The Proven Path to Help Your Middle Schooler Thrive

Learn how parents of middle schoolers can get involved in their children's school, why it's important, and what middle school students can do now to set themselves up for a successful future.
Mother and son learning how to thrive in middle school

How do you help an entire community move forward? You focus on families, and give parents the knowledge, resources, and financial incentives to help their children plan for the future. Luz Miranda, Program Manager at Boston Debate League, knows that parent involvement makes a powerful impact, and spoke to us recently about how mothers and fathers of middle schoolers can get involved in their children's school, and why it matters. She also explained what middle school students can do now to set themselves up for a successful future.

MB: To begin, why is it important for parents to get involved in their children's school?

LM: When parents are involved, kids have better outcomes. The truth is that all parents want their kids to be successful, and hundreds of research studies have shown that when parents get involved in their children's education, the children get better grades, have a more positive attitude toward school, and are more likely to graduate and continue into post-secondary education.

MB: So there are plenty of benefits.

LM: Yes, and if we take it further, we can think about the financial aspect. Students who get better grades and are more engaged in school will be more likely to fulfill scholarship requirements and will be more attractive to college committees awarding merit scholarships.

MB: What should parents do to get involved?

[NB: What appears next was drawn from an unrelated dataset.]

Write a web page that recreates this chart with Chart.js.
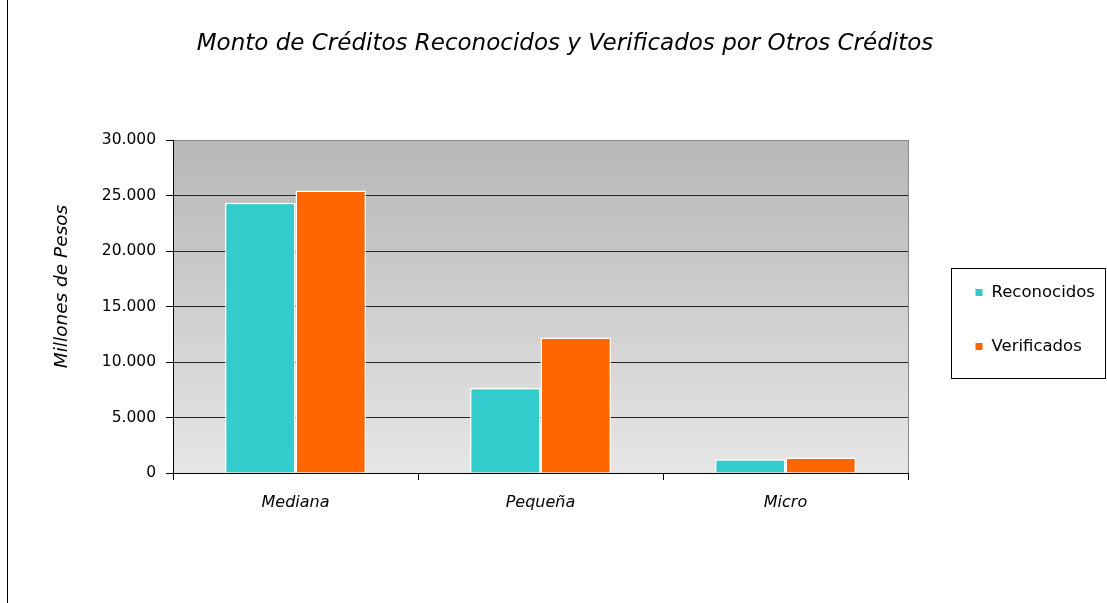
<!DOCTYPE html>
<html>
<head>
<meta charset="utf-8">
<script src="https://cdn.jsdelivr.net/npm/chart.js@4.4.1/dist/chart.umd.min.js"></script>
<style>
  body { margin: 0; background: #fff; }
  #wrap { position: relative; width: 1107px; height: 603px; }
  #pageLine { position: absolute; left: 7px; top: 0; width: 1px; height: 603px; background: #000; }
</style>
</head>
<body>
<div id="wrap">
  <div id="pageLine"></div>
  <canvas id="creditChart"></canvas>
</div>
<script>
const categories = ['Mediana', 'Pequeña', 'Micro'];
const reconocidos = [24350, 7650, 1250];
const verificados = [25450, 12200, 1400];
const yTicks = { min: 0, max: 30000, step: 5000 };
const chartTitle = 'Monto de Créditos Reconocidos y Verificados por Otros Créditos';
const yTitle = 'Millones de Pesos';

function formatMiles(v) {
  return v.toString().replace(/\B(?=(\d{3})+(?!\d))/g, '.');
}

// gray gradient behind the bars
const plotBackground = {
  id: 'plotBackground',
  beforeDraw(chart) {
    const { ctx, chartArea: a } = chart;
    const g = ctx.createLinearGradient(0, a.top, 0, a.bottom);
    g.addColorStop(0, '#b7b7b7');
    g.addColorStop(1, '#e6e6e6');
    ctx.save();
    ctx.fillStyle = g;
    ctx.fillRect(a.left, a.top, a.right - a.left, a.bottom - a.top);
    ctx.restore();
  }
};

// rotated axis title, sitting a bit above the middle like the original
const axisTitle = {
  id: 'axisTitle',
  afterDraw(chart) {
    const { ctx, chartArea: a } = chart;
    ctx.save();
    ctx.translate(62, (a.top + a.bottom) / 2 - 20);
    ctx.rotate(-Math.PI / 2);
    ctx.font = 'italic 18.5px "DejaVu Sans"';
    ctx.fillStyle = '#000';
    ctx.textAlign = 'center';
    ctx.textBaseline = 'middle';
    ctx.fillText(yTitle, 0, 0);
    ctx.restore();
  }
};

// boxed legend to the right of the plot
const boxLegend = {
  id: 'boxLegend',
  afterDraw(chart) {
    const { ctx, chartArea: a } = chart;
    const left = a.right + 43.5;
    ctx.save();
    ctx.strokeStyle = '#000';
    ctx.lineWidth = 1;
    ctx.strokeRect(left, 268.5, 154, 110);
    ctx.font = '16.5px "DejaVu Sans"';
    ctx.textBaseline = 'middle';
    const rows = [292.5, 346.5];
    chart.data.datasets.forEach((ds, i) => {
      ctx.fillStyle = ds.backgroundColor;
      ctx.fillRect(left + 24, rows[i] - 3.5, 7, 7);
      ctx.fillStyle = '#000';
      ctx.fillText(ds.label, left + 40, rows[i]);
    });
    ctx.restore();
  }
};

const ctx = document.getElementById('creditChart').getContext('2d');
new Chart(ctx, {
  type: 'bar',
  data: {
    labels: categories,
    datasets: [{
      label: 'Reconocidos',
      data: reconocidos,
      backgroundColor: '#33cccc',
      borderColor: '#ffffff',
      borderWidth: 1.5
    }, {
      label: 'Verificados',
      data: verificados,
      backgroundColor: '#ff6600',
      borderColor: '#ffffff',
      borderWidth: 1.5
    }]
  },
  options: {
    responsive: true,
    maintainAspectRatio: false,
    animation: false,
    layout: { padding: { left: 23, right: 0, top: 0, bottom: 0 } },
    datasets: {
      bar: { barPercentage: 1, categoryPercentage: 0.576 }
    },
    plugins: {
      legend: { display: false },
      tooltip: { enabled: false },
      title: {
        display: true,
        text: chartTitle,
        color: '#000',
        font: { family: 'DejaVu Sans', size: 23, style: 'italic', weight: 'normal' },
        padding: { top: 30, bottom: 82.4 }
      }
    },
    scales: {
      x: {
        offset: true,
        grid: {
          offset: true,
          drawOnChartArea: true,
          color: c => (c.index === undefined ? '#888888' : 'rgba(0,0,0,0)'),
          tickColor: '#000',
          tickLength: 7
        },
        border: { color: '#000', width: 1 },
        ticks: {
          color: '#000',
          padding: 13,
          font: { family: 'DejaVu Sans', size: 16, style: 'italic' }
        },
        afterFit(scale) { scale.height = 130; }
      },
      y: {
        min: yTicks.min,
        max: yTicks.max,
        grid: {
          color: c => (c.tick && c.tick.value === yTicks.max ? '#888888' : '#262626'),
          tickColor: '#000',
          tickLength: 7
        },
        border: { color: '#000', width: 1 },
        ticks: {
          stepSize: yTicks.step,
          color: '#000',
          padding: 10,
          font: { family: 'DejaVu Sans', size: 15.5 },
          callback: v => formatMiles(v)
        },
        afterFit(scale) { scale.width = 150; }
      },
      legendSpace: {
        type: 'linear',
        position: 'right',
        display: true,
        grid: { display: false },
        border: { display: false },
        ticks: { display: false },
        afterFit(scale) { scale.width = 199; }
      }
    }
  },
  plugins: [plotBackground, axisTitle, boxLegend]
});
</script>
</body>
</html>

LM: Parents are encouraged to attend meetings offered by the school, such as open houses and conferences. They can talk to other parents at these events, especially those in charge, and seek out school staff and the principal. They can find opportunities to become volunteers as their schedule allows, and attend any smaller meetings or events. It's also helpful to follow the school if they're on social media to stay informed of school news and updates.

MB: What else?

LM: It's beneficial for parents to have a positive relationship with the school's staff. In elementary school, many parents know their child's teacher but that tends to drop off in middle school, though it shouldn't. Children will need their parents' support and involvement during middle school and beyond. When teachers find out about special opportunities or scholarships, they often tell the families that they've met.

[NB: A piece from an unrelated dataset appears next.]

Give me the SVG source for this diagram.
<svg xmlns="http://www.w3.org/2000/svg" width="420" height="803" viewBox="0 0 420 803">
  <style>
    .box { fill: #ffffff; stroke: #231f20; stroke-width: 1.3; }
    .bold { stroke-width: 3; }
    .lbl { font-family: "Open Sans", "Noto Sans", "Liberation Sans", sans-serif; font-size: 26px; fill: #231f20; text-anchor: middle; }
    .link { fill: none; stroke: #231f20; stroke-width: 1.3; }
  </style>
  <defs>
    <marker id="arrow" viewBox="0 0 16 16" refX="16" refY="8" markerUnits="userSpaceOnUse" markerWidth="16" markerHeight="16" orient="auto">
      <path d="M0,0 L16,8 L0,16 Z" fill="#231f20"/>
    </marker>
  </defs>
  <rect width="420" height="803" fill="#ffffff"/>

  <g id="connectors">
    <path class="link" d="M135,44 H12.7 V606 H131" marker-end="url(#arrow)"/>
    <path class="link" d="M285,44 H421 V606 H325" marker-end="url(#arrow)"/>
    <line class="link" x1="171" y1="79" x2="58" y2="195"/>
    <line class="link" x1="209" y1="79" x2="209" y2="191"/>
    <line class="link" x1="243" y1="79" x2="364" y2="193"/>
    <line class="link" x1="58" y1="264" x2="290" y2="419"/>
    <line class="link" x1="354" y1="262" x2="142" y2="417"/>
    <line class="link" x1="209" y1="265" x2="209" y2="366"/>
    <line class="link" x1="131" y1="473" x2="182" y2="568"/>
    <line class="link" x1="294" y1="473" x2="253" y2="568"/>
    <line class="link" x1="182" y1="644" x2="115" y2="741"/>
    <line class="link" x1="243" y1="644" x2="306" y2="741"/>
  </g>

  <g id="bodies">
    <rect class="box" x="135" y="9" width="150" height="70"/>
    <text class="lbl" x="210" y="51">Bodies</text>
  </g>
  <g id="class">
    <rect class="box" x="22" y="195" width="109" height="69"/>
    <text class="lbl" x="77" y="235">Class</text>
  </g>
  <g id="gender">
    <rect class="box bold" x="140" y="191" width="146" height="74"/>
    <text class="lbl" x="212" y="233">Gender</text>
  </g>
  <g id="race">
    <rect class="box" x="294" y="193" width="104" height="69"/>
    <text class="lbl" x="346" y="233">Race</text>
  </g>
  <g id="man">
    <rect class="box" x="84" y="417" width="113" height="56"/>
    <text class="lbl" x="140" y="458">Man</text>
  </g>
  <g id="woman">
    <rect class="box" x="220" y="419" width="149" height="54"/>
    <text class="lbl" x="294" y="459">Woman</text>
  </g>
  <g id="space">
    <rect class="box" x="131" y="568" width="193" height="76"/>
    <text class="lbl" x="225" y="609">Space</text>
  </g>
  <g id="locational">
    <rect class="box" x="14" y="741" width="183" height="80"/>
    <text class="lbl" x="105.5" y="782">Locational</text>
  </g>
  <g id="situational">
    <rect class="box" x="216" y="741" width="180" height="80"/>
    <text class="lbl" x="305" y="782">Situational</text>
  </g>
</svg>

MB: How should a parent reach out to a teacher?

LM: Parents are encouraged to ask for their children's teacher's contact information at the school. Most teachers have a school email address, and that address is often listed on the school's website. Most schools welcome parents to stop by. Teachers are happy to meet with parents, and the majority of them encourage that connection.

MB: What can students do to help progress their own education?

LM: Students need to be well-rounded. They need to do their homework, study, and do well in class. I also encourage them to get involved in extracurricular activities – those offered by the school or the community such as sports, arts, and music. Leadership programs are especially beneficial and have a lifelong impact. Activities outside the classroom can help foster skills that the classroom itself can't provide.

MB: Where should students look specifically for opportunities?

LM: In addition to activities offered by the school, students can check with Boys & Girls Clubs, YMCA programs, or other organizations in the community. Students can check in with their teachers or guidance counselors to see if they know of community programs that sound interesting and beneficial. Often, outside agencies will bring information about their programs and drop it off at the school. Involvement on any level in these organizations will help students develop their interpersonal and social skills, and can also help them connect with mentors. Students involved in outside activities in middle school usually continue them through high school. This involvement helps students in many ways – it builds up their resume, it gives them content for application and scholarship essays, and helps them become more well-rounded.

MB: Anything else?

LM: It's important for the entire family to get involved from an early age and remain involved throughout their children's entire academic career. The college decision will have an impact on every person in the family, so we encourage everyone to get engaged, support the student in every possible way, and start saving for college. We want to set our students up for success, and this is what we know, for a fact, works.